** Start PROVIDED MATERIAL **
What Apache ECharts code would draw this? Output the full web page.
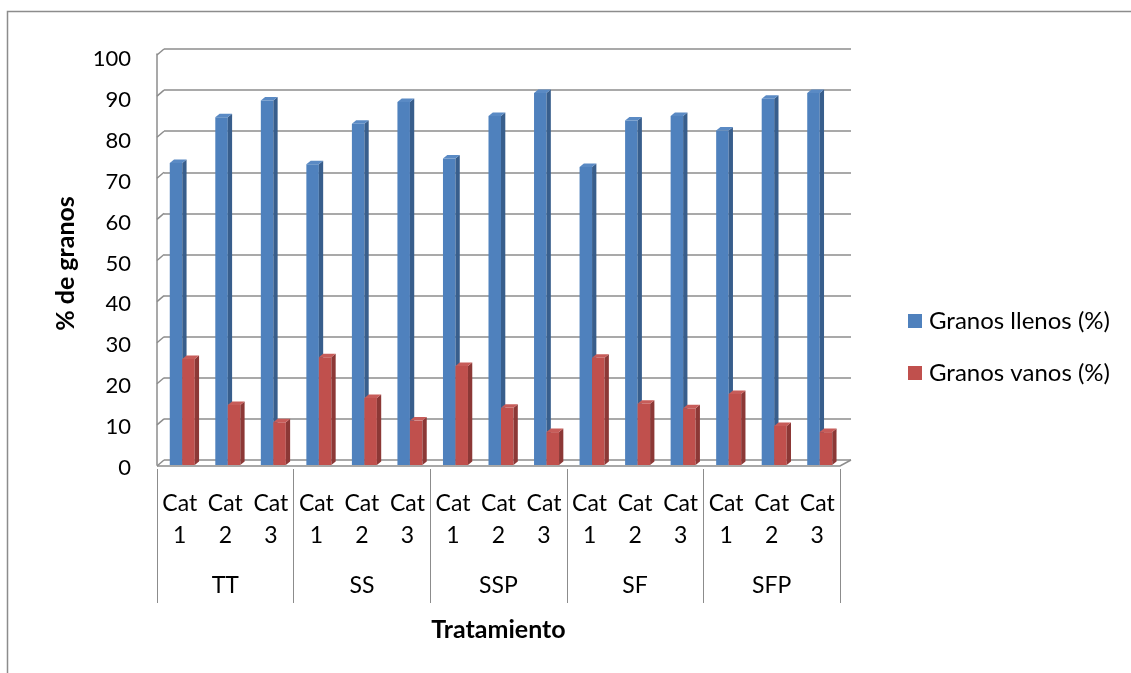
<!DOCTYPE html>
<html>
<head>
<meta charset="utf-8">
<script src="https://cdn.jsdelivr.net/npm/echarts@6/dist/echarts.min.js"></script>
<style>
html,body{margin:0;padding:0;background:#fff;}
#c{width:1131px;height:673px;}
</style>
</head>
<body>
<div id="c"></div>
<script>
const groups = ['TT', 'SS', 'SSP', 'SF', 'SFP'];
const subCats = ['Cat 1', 'Cat 2', 'Cat 3'];
const llenos = [73.5, 84.6, 88.7, 73.2, 83.0, 88.3, 74.6, 84.9, 90.5, 72.5, 83.8, 84.9, 81.4, 89.1, 90.5];
const vanos  = [25.8, 14.6, 10.4, 26.2, 16.3, 10.8, 24.1, 13.9, 8.0, 26.1, 14.9, 13.8, 17.3, 9.5, 8.0];
const yTicks = [0, 10, 20, 30, 40, 50, 60, 70, 80, 90, 100];
const seriesNames = ['Granos llenos (%)', 'Granos vanos (%)'];

const categories = [];
groups.forEach(() => subCats.forEach(c => categories.push(c.replace(' ', '\n'))));

const FONT = 'Lato';
const GRAY = '#8c8c8c';
const DX = 4.3, DY = 3.5;

function makeBar(offL, offR, front, side, topc) {
  return function (params, api) {
    const idx = api.value(0);
    const v = api.value(1);
    const base = api.coord([idx, 0]);
    const top = api.coord([idx, v]);
    const cx = base[0];
    const x0 = cx + offL, x1 = cx + offR;
    const yb = base[1], yt = top[1];
    return {
      type: 'group',
      children: [
        { type: 'rect', shape: { x: x0, y: yt, width: x1 - x0, height: yb - yt }, style: { fill: front } },
        { type: 'polygon', shape: { points: [[x1, yt], [x1 + DX, yt - DY], [x1 + DX, yb - DY], [x1, yb]] }, style: { fill: side } },
        { type: 'polygon', shape: { points: [[x0, yt], [x1, yt], [x1 + DX, yt - DY], [x0 + DX, yt - DY]] }, style: { fill: topc } }
      ]
    };
  };
}

const chart = echarts.init(document.getElementById('c'), null, { renderer: 'canvas' });

chart.setOption({
  backgroundColor: '#fff',
  animation: false,
  textStyle: { fontFamily: FONT },
  graphic: [{
    type: 'rect', silent: true, z: -10,
    shape: { x: 7.5, y: 11.5, width: 1300, height: 800 },
    style: { fill: 'none', stroke: GRAY, lineWidth: 1.5 }
  }],
  legend: {
    orient: 'vertical', left: 903, top: 304, itemGap: 28,
    itemWidth: 14, itemHeight: 14, icon: 'rect',
    data: seriesNames,
    textStyle: { fontFamily: FONT, fontSize: 24, lineHeight: 24, color: '#000', padding: [0, 0, 0, 2] }
  },
  grid: [
    { left: 157, right: 291, top: 54, bottom: 208 },
    { left: 164, right: 280, top: 49, bottom: 213 },
    { left: 157, right: 291, top: 59, bottom: 205 }
  ],
  xAxis: [
    {
      type: 'category', gridIndex: 0, data: categories,
      axisLine: { show: false }, axisTick: { show: false },
      axisLabel: { interval: 0, fontFamily: FONT, fontSize: 23, color: '#000', lineHeight: 32, margin: 23 }
    },
    {
      type: 'category', gridIndex: 0, position: 'bottom', offset: 4, data: groups,
      axisLine: { show: false },
      axisTick: { show: true, length: 134, lineStyle: { color: GRAY, width: 1 } },
      axisLabel: { interval: 0, fontFamily: FONT, fontSize: 23, color: '#000', margin: 105 },
      name: 'Tratamiento', nameLocation: 'middle', nameGap: 148,
      nameTextStyle: { fontFamily: FONT, fontSize: 25, fontWeight: 'bold', color: '#000' }
    },
    { type: 'value', gridIndex: 1, min: 0, max: 1, show: false },
    { type: 'value', gridIndex: 2, min: 0, max: 1, show: false }
  ],
  yAxis: [
    {
      type: 'value', gridIndex: 0, min: 0, max: 100, interval: 10,
      axisLine: { show: true, lineStyle: { color: GRAY, width: 1.5 } },
      axisTick: { show: false }, splitLine: { show: false }, axisLabel: { show: false }
    },
    {
      type: 'value', gridIndex: 1, min: 0, max: 100, interval: 10,
      axisLine: { show: false }, axisTick: { show: false }, axisLabel: { show: false },
      splitLine: { show: true, lineStyle: { color: GRAY, width: 1.5 } }
    },
    {
      type: 'value', gridIndex: 2, min: 0, max: 100, interval: 10,
      axisLine: { show: false }, axisTick: { show: false }, splitLine: { show: false },
      axisLabel: { fontFamily: FONT, fontSize: 22, color: '#000', margin: 26 },
      name: '% de granos', nameLocation: 'middle', nameRotate: 90, nameGap: 79,
      nameTextStyle: { fontFamily: FONT, fontSize: 25, fontWeight: 'bold', color: '#000' }
    }
  ],
  series: [
    {
      type: 'custom', name: 'frame', xAxisIndex: 2, yAxisIndex: 1, z: 1, silent: true,
      data: yTicks.map(t => [0, t]),
      renderItem: function (params, api) {
        const p = api.coord([0, api.value(1)]);
        const cs = params.coordSys;
        const left = cs.x, right = cs.x + cs.width;
        const children = [
          { type: 'line', shape: { x1: left, y1: p[1], x2: left - 7, y2: p[1] + 6 }, style: { stroke: GRAY, lineWidth: 1.5 } }
        ];
        if (api.value(1) === 0) {
          children.push({ type: 'polyline', shape: { points: [[left - 7, p[1] + 6], [right - 11, p[1] + 6], [right, p[1]]] }, style: { stroke: GRAY, lineWidth: 1.5, fill: 'none' } });
        }
        return { type: 'group', children: children };
      }
    },
    {
      type: 'custom', name: seriesNames[0], xAxisIndex: 0, yAxisIndex: 0, z: 5,
      itemStyle: { color: '#4F81BD' },
      data: llenos.map((v, i) => [i, v]),
      renderItem: makeBar(-10, 2.5, '#4F81BD', '#385E8C', '#5A8AC4')
    },
    {
      type: 'custom', name: seriesNames[1], xAxisIndex: 0, yAxisIndex: 0, z: 6,
      itemStyle: { color: '#C0504D' },
      data: vanos.map((v, i) => [i, v]),
      renderItem: makeBar(2.5, 15, '#C0504D', '#8C3836', '#C75C59')
    }
  ]
});
</script>
</body>
</html>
** End PROVIDED MATERIAL **
Reproduce the material above in full and without alteration, but skip all pictures.

# OUTPUT FOR THIS EXERCISE:
What Apache ECharts code would draw this? Output the full web page.
<!DOCTYPE html>
<html>
<head>
<meta charset="utf-8">
<script src="https://cdn.jsdelivr.net/npm/echarts@6/dist/echarts.min.js"></script>
<style>
html,body{margin:0;padding:0;background:#fff;}
#c{width:1131px;height:673px;}
</style>
</head>
<body>
<div id="c"></div>
<script>
const groups = ['TT', 'SS', 'SSP', 'SF', 'SFP'];
const subCats = ['Cat 1', 'Cat 2', 'Cat 3'];
const llenos = [73.5, 84.6, 88.7, 73.2, 83.0, 88.3, 74.6, 84.9, 90.5, 72.5, 83.8, 84.9, 81.4, 89.1, 90.5];
const vanos  = [25.8, 14.6, 10.4, 26.2, 16.3, 10.8, 24.1, 13.9, 8.0, 26.1, 14.9, 13.8, 17.3, 9.5, 8.0];
const yTicks = [0, 10, 20, 30, 40, 50, 60, 70, 80, 90, 100];
const seriesNames = ['Granos llenos (%)', 'Granos vanos (%)'];

const categories = [];
groups.forEach(() => subCats.forEach(c => categories.push(c.replace(' ', '\n'))));

const FONT = 'Lato';
const GRAY = '#8c8c8c';
const DX = 4.3, DY = 3.5;

function makeBar(offL, offR, front, side, topc) {
  return function (params, api) {
    const idx = api.value(0);
    const v = api.value(1);
    const base = api.coord([idx, 0]);
    const top = api.coord([idx, v]);
    const cx = base[0];
    const x0 = cx + offL, x1 = cx + offR;
    const yb = base[1], yt = top[1];
    return {
      type: 'group',
      children: [
        { type: 'rect', shape: { x: x0, y: yt, width: x1 - x0, height: yb - yt }, style: { fill: front } },
        { type: 'polygon', shape: { points: [[x1, yt], [x1 + DX, yt - DY], [x1 + DX, yb - DY], [x1, yb]] }, style: { fill: side } },
        { type: 'polygon', shape: { points: [[x0, yt], [x1, yt], [x1 + DX, yt - DY], [x0 + DX, yt - DY]] }, style: { fill: topc } }
      ]
    };
  };
}

const chart = echarts.init(document.getElementById('c'), null, { renderer: 'canvas' });

chart.setOption({
  backgroundColor: '#fff',
  animation: false,
  textStyle: { fontFamily: FONT },
  graphic: [{
    type: 'rect', silent: true, z: -10,
    shape: { x: 7.5, y: 11.5, width: 1300, height: 800 },
    style: { fill: 'none', stroke: GRAY, lineWidth: 1.5 }
  }],
  legend: {
    orient: 'vertical', left: 903, top: 304, itemGap: 28,
    itemWidth: 14, itemHeight: 14, icon: 'rect',
    data: seriesNames,
    textStyle: { fontFamily: FONT, fontSize: 24, lineHeight: 24, color: '#000', padding: [0, 0, 0, 2] }
  },
  grid: [
    { left: 157, right: 291, top: 54, bottom: 208 },
    { left: 164, right: 280, top: 49, bottom: 213 },
    { left: 157, right: 291, top: 59, bottom: 205 }
  ],
  xAxis: [
    {
      type: 'category', gridIndex: 0, data: categories,
      axisLine: { show: false }, axisTick: { show: false },
      axisLabel: { interval: 0, fontFamily: FONT, fontSize: 23, color: '#000', lineHeight: 32, margin: 23 }
    },
    {
      type: 'category', gridIndex: 0, position: 'bottom', offset: 4, data: groups,
      axisLine: { show: false },
      axisTick: { show: true, length: 134, lineStyle: { color: GRAY, width: 1 } },
      axisLabel: { interval: 0, fontFamily: FONT, fontSize: 23, color: '#000', margin: 105 },
      name: 'Tratamiento', nameLocation: 'middle', nameGap: 148,
      nameTextStyle: { fontFamily: FONT, fontSize: 25, fontWeight: 'bold', color: '#000' }
    },
    { type: 'value', gridIndex: 1, min: 0, max: 1, show: false },
    { type: 'value', gridIndex: 2, min: 0, max: 1, show: false }
  ],
  yAxis: [
    {
      type: 'value', gridIndex: 0, min: 0, max: 100, interval: 10,
      axisLine: { show: true, lineStyle: { color: GRAY, width: 1.5 } },
      axisTick: { show: false }, splitLine: { show: false }, axisLabel: { show: false }
    },
    {
      type: 'value', gridIndex: 1, min: 0, max: 100, interval: 10,
      axisLine: { show: false }, axisTick: { show: false }, axisLabel: { show: false },
      splitLine: { show: true, lineStyle: { color: GRAY, width: 1.5 } }
    },
    {
      type: 'value', gridIndex: 2, min: 0, max: 100, interval: 10,
      axisLine: { show: false }, axisTick: { show: false }, splitLine: { show: false },
      axisLabel: { fontFamily: FONT, fontSize: 22, color: '#000', margin: 26 },
      name: '% de granos', nameLocation: 'middle', nameRotate: 90, nameGap: 79,
      nameTextStyle: { fontFamily: FONT, fontSize: 25, fontWeight: 'bold', color: '#000' }
    }
  ],
  series: [
    {
      type: 'custom', name: 'frame', xAxisIndex: 2, yAxisIndex: 1, z: 1, silent: true,
      data: yTicks.map(t => [0, t]),
      renderItem: function (params, api) {
        const p = api.coord([0, api.value(1)]);
        const cs = params.coordSys;
        const left = cs.x, right = cs.x + cs.width;
        const children = [
          { type: 'line', shape: { x1: left, y1: p[1], x2: left - 7, y2: p[1] + 6 }, style: { stroke: GRAY, lineWidth: 1.5 } }
        ];
        if (api.value(1) === 0) {
          children.push({ type: 'polyline', shape: { points: [[left - 7, p[1] + 6], [right - 11, p[1] + 6], [right, p[1]]] }, style: { stroke: GRAY, lineWidth: 1.5, fill: 'none' } });
        }
        return { type: 'group', children: children };
      }
    },
    {
      type: 'custom', name: seriesNames[0], xAxisIndex: 0, yAxisIndex: 0, z: 5,
      itemStyle: { color: '#4F81BD' },
      data: llenos.map((v, i) => [i, v]),
      renderItem: makeBar(-10, 2.5, '#4F81BD', '#385E8C', '#5A8AC4')
    },
    {
      type: 'custom', name: seriesNames[1], xAxisIndex: 0, yAxisIndex: 0, z: 6,
      itemStyle: { color: '#C0504D' },
      data: vanos.map((v, i) => [i, v]),
      renderItem: makeBar(2.5, 15, '#C0504D', '#8C3836', '#C75C59')
    }
  ]
});
</script>
</body>
</html>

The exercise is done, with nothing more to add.